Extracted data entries
= = = = = = =
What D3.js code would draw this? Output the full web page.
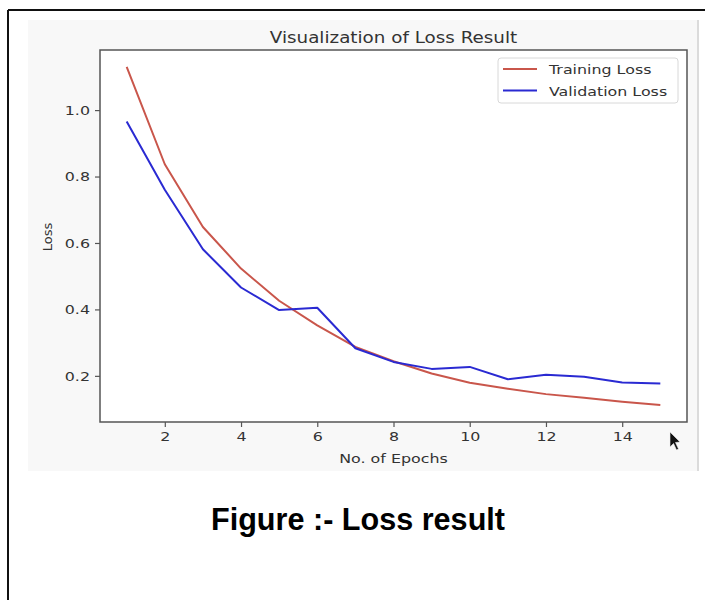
<!DOCTYPE html>
<html>
<head>
<meta charset="utf-8">
<script src="https://cdn.jsdelivr.net/npm/d3@7"></script>
<style>
    body { margin: 0; background: #ffffff; }
    text { font-family: "DejaVu Sans", sans-serif; fill: #333333; }
</style>
</head>
<body>
<div id="loss-chart"></div>
<script>

// data
let epochs = [1, 2, 3, 4, 5, 6, 7, 8, 9, 10, 11, 12, 13, 14, 15];
let trainingLoss = [1.130, 0.837, 0.648, 0.523, 0.426, 0.352, 0.287, 0.244, 0.207, 0.179, 0.161, 0.145, 0.134, 0.122, 0.112];
let validationLoss = [0.966, 0.760, 0.581, 0.466, 0.398, 0.405, 0.283, 0.242, 0.221, 0.227, 0.190, 0.203, 0.197, 0.180, 0.177];

let xTicks = [2, 4, 6, 8, 10, 12, 14];
let yTicks = [0.2, 0.4, 0.6, 0.8, 1.0];

let seriesNames = ["Training Loss", "Validation Loss"];
let seriesColors = ["#c9564b", "#2a2ad2"];

let chartTitle = "Visualization of Loss Result";
let xLabel = "No. of Epochs";
let yLabel = "Loss";
let caption = "Figure :- Loss result";

let width = 705;
let height = 600;

// screenshot stretched the text a bit sideways
let textStretch = 1.22;

let svg = d3.select("#loss-chart").append("svg")
    .attr("width", width)
    .attr("height", height);

// page frame (black border top + left)
svg.append("line")
    .attr("x1", 8).attr("y1", 10).attr("x2", width).attr("y2", 10)
    .attr("stroke", "#111").attr("stroke-width", 2);
svg.append("line")
    .attr("x1", 8).attr("y1", 10).attr("x2", 8).attr("y2", height)
    .attr("stroke", "#111").attr("stroke-width", 2);

// grey screenshot background
svg.append("rect")
    .attr("x", 28).attr("y", 20)
    .attr("width", 669).attr("height", 451)
    .attr("fill", "#f8f8f8");
svg.append("line")
    .attr("x1", 698).attr("y1", 20).attr("x2", 698).attr("y2", 471)
    .attr("stroke", "#cfcfcf").attr("stroke-width", 1.5);

// plot area
let plot = {left: 100, right: 687, top: 50, bottom: 422};

// matplotlib style 5% margins
let allLoss = trainingLoss.concat(validationLoss);
let yExt = d3.extent(allLoss);
let yPad = (yExt[1] - yExt[0]) * 0.05;
let xExt = d3.extent(epochs);
let xPad = (xExt[1] - xExt[0]) * 0.05;

let x = d3.scaleLinear()
    .domain([xExt[0] - xPad, xExt[1] + xPad])
    .range([plot.left, plot.right]);

let y = d3.scaleLinear()
    .domain([yExt[0] - yPad, yExt[1] + yPad])
    .range([plot.bottom, plot.top]);

svg.append("rect")
    .attr("x", plot.left).attr("y", plot.top)
    .attr("width", plot.right - plot.left).attr("height", plot.bottom - plot.top)
    .attr("fill", "#ffffff");

// axes
let xAxis = svg.append("g")
    .attr("transform", `translate(0, ${plot.bottom})`)
    .call(d3.axisBottom(x).tickValues(xTicks).tickSize(5).tickPadding(5).tickSizeOuter(0));

let yAxis = svg.append("g")
    .attr("transform", `translate(${plot.left}, 0)`)
    .call(d3.axisLeft(y).tickValues(yTicks).tickFormat(d3.format(".1f")).tickSize(5).tickPadding(5).tickSizeOuter(0));

[xAxis, yAxis].forEach(g => {
    g.select(".domain").remove();
    g.selectAll(".tick line").attr("stroke", "#555").attr("stroke-width", 1.2);
    g.selectAll(".tick text")
        .style("font-size", "13px")
        .attr("fill", "#333");
});

// spines
svg.append("rect")
    .attr("x", plot.left).attr("y", plot.top)
    .attr("width", plot.right - plot.left).attr("height", plot.bottom - plot.top)
    .attr("fill", "none")
    .attr("stroke", "#555")
    .attr("stroke-width", 1.5);

// lines
let line = d3.line()
    .x((d, i) => x(epochs[i]))
    .y(d => y(d));

[trainingLoss, validationLoss].forEach((series, i) => {
    svg.append("path")
        .datum(series)
        .attr("fill", "none")
        .attr("stroke", seriesColors[i])
        .attr("stroke-width", 2)
        .attr("stroke-linejoin", "round")
        .attr("d", line);
});

// title and axis labels
svg.append("text")
    .attr("class", "stretch")
    .attr("x", (plot.left + plot.right) / 2)
    .attr("y", 43)
    .attr("text-anchor", "middle")
    .style("font-size", "15px")
    .text(chartTitle);

svg.append("text")
    .attr("class", "stretch")
    .attr("x", (plot.left + plot.right) / 2)
    .attr("y", 463)
    .attr("text-anchor", "middle")
    .style("font-size", "13px")
    .text(xLabel);

svg.append("text")
    .attr("transform", `translate(52, 237) rotate(-90)`)
    .attr("text-anchor", "middle")
    .style("font-size", "13px")
    .text(yLabel);

// legend
let legend = svg.append("g");
legend.append("rect")
    .attr("x", 498).attr("y", 58)
    .attr("width", 180).attr("height", 45)
    .attr("rx", 3)
    .attr("fill", "#ffffff")
    .attr("stroke", "#d8d8d8");

seriesNames.forEach((name, i) => {
    let ly = 69 + i * 21.5;
    legend.append("line")
        .attr("x1", 503).attr("x2", 537)
        .attr("y1", ly).attr("y2", ly)
        .attr("stroke", seriesColors[i])
        .attr("stroke-width", 2);
    legend.append("text")
        .attr("class", "stretch")
        .attr("x", 549)
        .attr("y", ly + 5)
        .style("font-size", "13px")
        .text(name);
});

// mouse pointer in the screenshot
svg.append("path")
    .attr("d", "M670,432 L670,447 L673.5,443.5 L676.5,450 L678.5,449 L675.5,442.5 L680,442 Z")
    .attr("fill", "#111")
    .attr("stroke", "#eee")
    .attr("stroke-width", 0.6);

// caption under the figure
svg.append("text")
    .attr("x", 358)
    .attr("y", 530)
    .attr("text-anchor", "middle")
    .attr("textLength", 294)
    .attr("lengthAdjust", "spacingAndGlyphs")
    .style("font-family", "'Liberation Sans Narrow', 'Arial Narrow', 'Liberation Sans', sans-serif")
    .style("font-weight", "bold")
    .style("font-size", "31px")
    .style("fill", "#000")
    .text(caption);

// widen the screenshot texts a bit
svg.selectAll("text.stretch, .tick text").each(function () {
    let w = this.getComputedTextLength();
    d3.select(this)
        .attr("textLength", w * textStretch)
        .attr("lengthAdjust", "spacingAndGlyphs");
});

</script>
</body>
</html>
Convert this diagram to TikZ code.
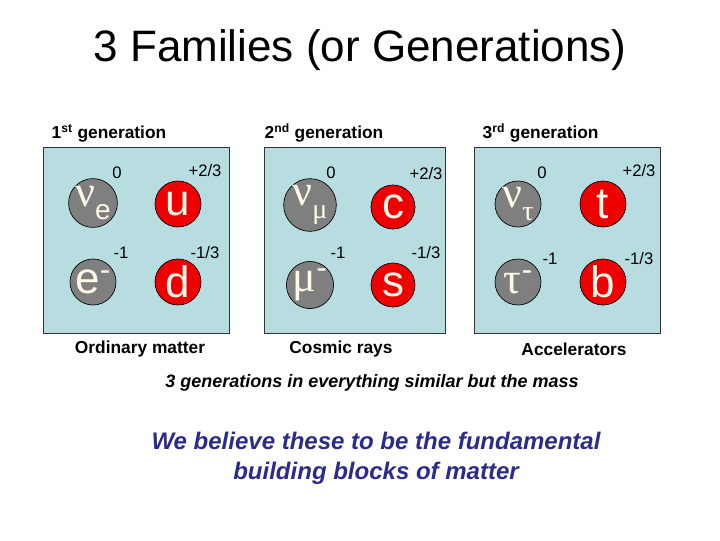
\documentclass[tikz,border=0pt]{standalone}
\usepackage{fontspec}
\setmainfont{Liberation Sans}
\newfontfamily\greekfont{Liberation Serif}
\usetikzlibrary{positioning}
\definecolor{panelblue}{HTML}{B8DDE1}
\definecolor{quarkred}{HTML}{EE0000}
\definecolor{leptongray}{HTML}{7F7F7F}
\definecolor{beliefblue}{HTML}{2B2B8A}
\definecolor{lettercream}{HTML}{FFF7E8}
\newcommand{\subidx}[1]{\raisebox{-10pt}{\fontsize{21}{21}\selectfont #1}}
\newcommand{\supneg}{\raisebox{10pt}{\fontsize{24}{24}\selectfont -}}

\begin{document}
\begin{tikzpicture}[
  x=0.75pt, y=-0.75pt,
  panel/.style={draw=black!80, fill=panelblue, line width=0.6pt,
                minimum width=140pt, minimum height=139.5pt, inner sep=0pt},
  ptcl/.style={circle, draw=black, line width=0.5pt, fill=#1,
               minimum size=34.5pt, inner sep=0pt, text=lettercream,
               font=\fontsize{33}{33}\selectfont},
  chg/.style={font=\fontsize{12.5}{14}\selectfont},
  gentitle/.style={font=\fontsize{13}{15}\selectfont\bfseries, anchor=west},
  source/.style={font=\fontsize{13}{15}\selectfont\bfseries},
]
\useasboundingbox (0,0) rectangle (720,540);

%% ===== TITLE =====
\node[font=\fontsize{33}{38}\selectfont] (title) at (360,50)
    {3 Families (or Generations)};

%% ===== PANELS =====
\node[panel] (gen1) at (136.5,240) {};
\node[panel, minimum width=135.75pt] (gen2) at (354.5,240) {};
\node[panel] (gen3) at (567.5,240.5) {};

\node[gentitle] (tit1) at (47,133)  {1\textsuperscript{st} generation};
\node[gentitle] (tit2) at (260,133) {2\textsuperscript{nd} generation};
\node[gentitle] (tit3) at (478,133) {3\textsuperscript{rd} generation};

%% ===== 1ST GENERATION =====
\node[ptcl=leptongray] (nue) at (93,203)  {{\greekfont ν}\subidx{e}};
\node[ptcl=quarkred]   (up)  at (178,204) {u};
\node[ptcl=leptongray] (ele) at (93,282)  {e\supneg};
\node[ptcl=quarkred]   (dn)  at (178,282) {d};

\node[chg] (q-nue) at (117,173) {0};
\node[chg] (q-up)  at (205,171) {+2/3};
\node[chg] (q-ele) at (121,253) {-1};
\node[chg] (q-dn)  at (205,253) {-1/3};

%% ===== 2ND GENERATION =====
\node[ptcl=leptongray, minimum size=33pt] (numu) at (310,205) {{\greekfont ν}\subidx{{\greekfont μ}}};
\node[ptcl=quarkred,   minimum size=33pt] (ch)   at (393,207) {c};
\node[ptcl=leptongray, minimum size=33pt] (muon) at (310,285) {{\greekfont μ}\supneg};
\node[ptcl=quarkred,   minimum size=33pt] (st)   at (393,285) {s};

\node[chg] (q-numu) at (331,173) {0};
\node[chg] (q-ch)   at (426,174) {+2/3};
\node[chg] (q-muon) at (338,253) {-1};
\node[chg] (q-st)   at (426,253) {-1/3};

%% ===== 3RD GENERATION =====
\node[ptcl=leptongray] (nutau) at (518,204) {{\greekfont ν}\subidx{{\greekfont τ}}};
\node[ptcl=quarkred]   (tp)    at (603,204) {t};
\node[ptcl=leptongray] (tau)   at (518,282) {{\greekfont τ}\supneg};
\node[ptcl=quarkred]   (bt)    at (603,282) {b};

\node[chg] (q-nutau) at (542,173) {0};
\node[chg] (q-tp)    at (639,171) {+2/3};
\node[chg] (q-tau)   at (550,259) {-1};
\node[chg] (q-bt)    at (639,259) {-1/3};

%% ===== SOURCES =====
\node[source] (src1) at (140,349) {Ordinary matter};
\node[source] (src2) at (341,349) {Cosmic rays};
\node[source] (src3) at (574,349) {Accelerators};

%% ===== REMARKS =====
\node[font=\fontsize{13.5}{16}\selectfont\bfseries\itshape] (mass) at (372,383)
    {3 generations in everything similar but the mass};
\node[font=\fontsize{18}{22.5}\selectfont\bfseries\itshape, text=beliefblue,
      align=center] (belief) at (376,458)
    {We believe these to be the fundamental\\building blocks of matter};

\end{tikzpicture}
\end{document}
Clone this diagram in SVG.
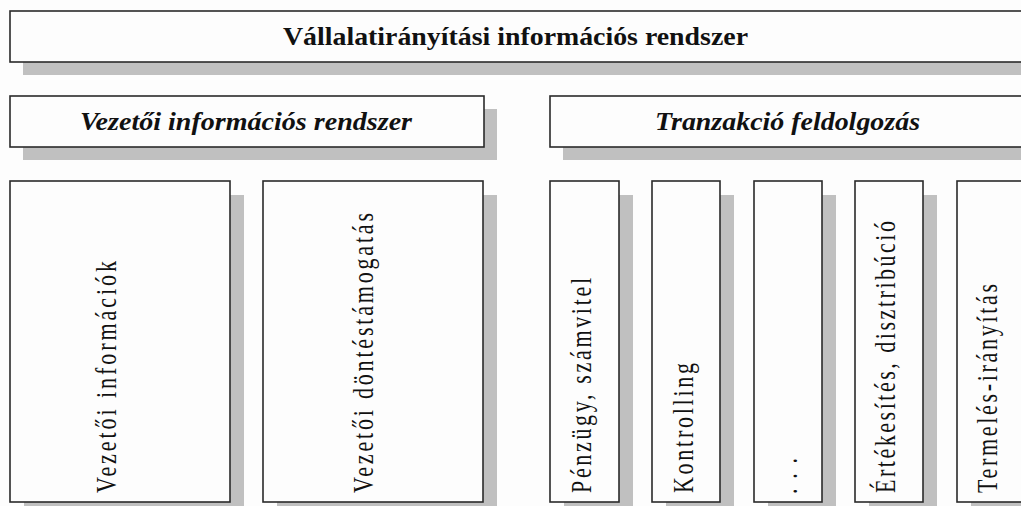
= = = = = = =
■ **JOB**
Give again, please, precisely the lines that begin the records and run through the line with "let height = 600;" in it, keeping both end lines and dropping any pictures.

■ **WRITTEN REPLY**
What D3.js code would draw this? Output the full web page.
<!DOCTYPE html>
<html>
<head>
<meta charset="utf-8">
<script src="https://cdn.jsdelivr.net/npm/d3@7"></script>
<style>
    body { margin: 0; background: #ffffff; }
    text { font-family: "DejaVu Sans", sans-serif; fill: #333333; }
</style>
</head>
<body>
<div id="loss-chart"></div>
<script>

// data
let epochs = [1, 2, 3, 4, 5, 6, 7, 8, 9, 10, 11, 12, 13, 14, 15];
let trainingLoss = [1.130, 0.837, 0.648, 0.523, 0.426, 0.352, 0.287, 0.244, 0.207, 0.179, 0.161, 0.145, 0.134, 0.122, 0.112];
let validationLoss = [0.966, 0.760, 0.581, 0.466, 0.398, 0.405, 0.283, 0.242, 0.221, 0.227, 0.190, 0.203, 0.197, 0.180, 0.177];

let xTicks = [2, 4, 6, 8, 10, 12, 14];
let yTicks = [0.2, 0.4, 0.6, 0.8, 1.0];

let seriesNames = ["Training Loss", "Validation Loss"];
let seriesColors = ["#c9564b", "#2a2ad2"];

let chartTitle = "Visualization of Loss Result";
let xLabel = "No. of Epochs";
let yLabel = "Loss";
let caption = "Figure :- Loss result";

let width = 705;
let height = 600;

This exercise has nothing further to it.